Monday, December 4, 2006

Sunday Morning

My mother slides her stocking feet into her navy rubber gardening clogs, jogs outside to the front sidewalk to collect the Sunday Times. Her breath billows around her, a frothy cloud of late February white.
We sit at the kitchen table, her feet propped up on the seat of my chair. She takes Sunday Styles, I take Arts & Leisure. We listen to NPR in the background, occasionally making comment on this year’s Oscar nominees or the latest speed skating scandal in the Winter Olympics. But mostly the time passes quietly. The minutes are defined by this quiet – just the crunching of our favorite breakfast food, mushrooms on garlic toast, or the gentle slurping sound as we sip at our coffee.

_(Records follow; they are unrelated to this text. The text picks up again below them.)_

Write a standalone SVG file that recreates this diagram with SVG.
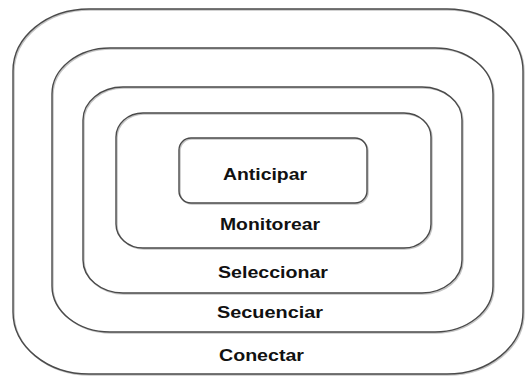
<svg xmlns="http://www.w3.org/2000/svg" width="525" height="376" viewBox="0 0 525 376">
<style>
.sh{fill:none;stroke:#c4c4c4;stroke-width:1.5}
.bx{fill:none;stroke:#4a4a4a;stroke-width:1.4}
.lb{font-family:"Liberation Sans",Arial,sans-serif;font-weight:bold;font-size:16.5px;fill:#111}
</style>
<rect width="525" height="376" fill="#fff"/>
<g id="conectar">
<rect class="sh" x="14" y="10" width="510" height="365" rx="76" ry="62"/>
<rect class="bx" x="13" y="9" width="510" height="365" rx="76" ry="62"/>
<text class="lb" x="219" y="361" textLength="85" lengthAdjust="spacingAndGlyphs">Conectar</text>
</g>
<g id="secuenciar">
<rect class="sh" x="53" y="49" width="441" height="284" rx="58" ry="46"/>
<rect class="bx" x="52" y="48" width="441" height="284" rx="58" ry="46"/>
<text class="lb" x="217" y="318" textLength="106" lengthAdjust="spacingAndGlyphs">Secuenciar</text>
</g>
<g id="seleccionar">
<rect class="sh" x="84" y="88" width="379" height="206" rx="40" ry="33"/>
<rect class="bx" x="83" y="87" width="379" height="206" rx="40" ry="33"/>
<text class="lb" x="218" y="278" textLength="110" lengthAdjust="spacingAndGlyphs">Seleccionar</text>
</g>
<g id="monitorear">
<rect class="sh" x="117" y="114" width="315" height="135" rx="27" ry="24"/>
<rect class="bx" x="116" y="113" width="315" height="135" rx="27" ry="24"/>
<text class="lb" x="220" y="230" textLength="100" lengthAdjust="spacingAndGlyphs">Monitorear</text>
</g>
<g id="anticipar">
<rect class="sh" x="180" y="139" width="188" height="65" rx="12" ry="12"/>
<rect class="bx" x="179" y="138" width="188" height="65" rx="12" ry="12"/>
<text class="lb" x="223" y="180" textLength="84" lengthAdjust="spacingAndGlyphs">Anticipar</text>
</g>
<g id="connectors"/>
</svg>
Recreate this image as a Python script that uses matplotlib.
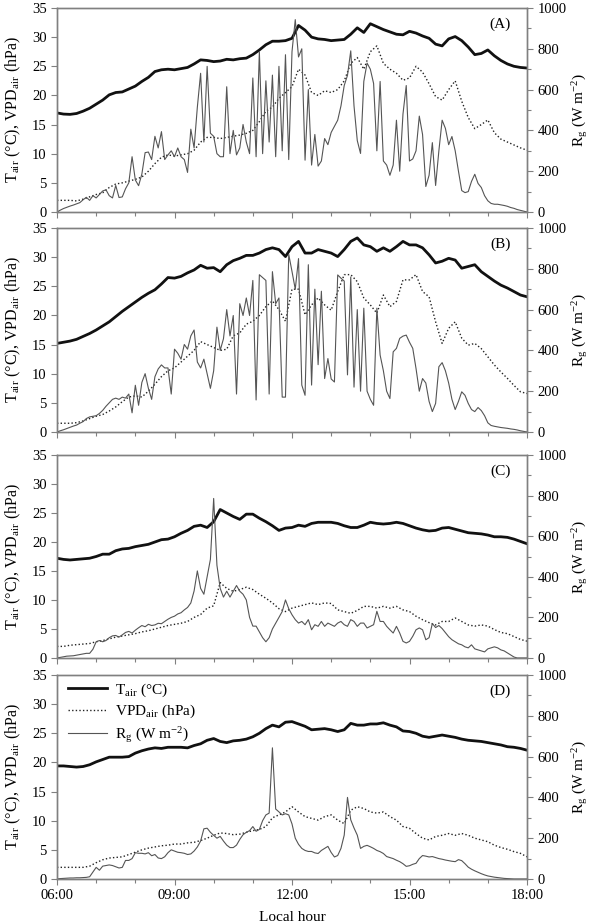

I finish an article on a new HBO series; share what I’ve read with her. She likes to read the wedding announcements, and we often end up shoulder-to-shoulder, playfully debating which couples look more like siblings than newlyweds.
As the rest of the house wakes, the sizzling of cooking breakfast cautiously intrudes. Someone flips off the radio; turns on the CD player. Our attention is now focused elsewhere, but peacefully so. The moment has passed, usually without comment. These are the moments when the line between mother and daughter seems vague, and we are more like sisters, more like friends.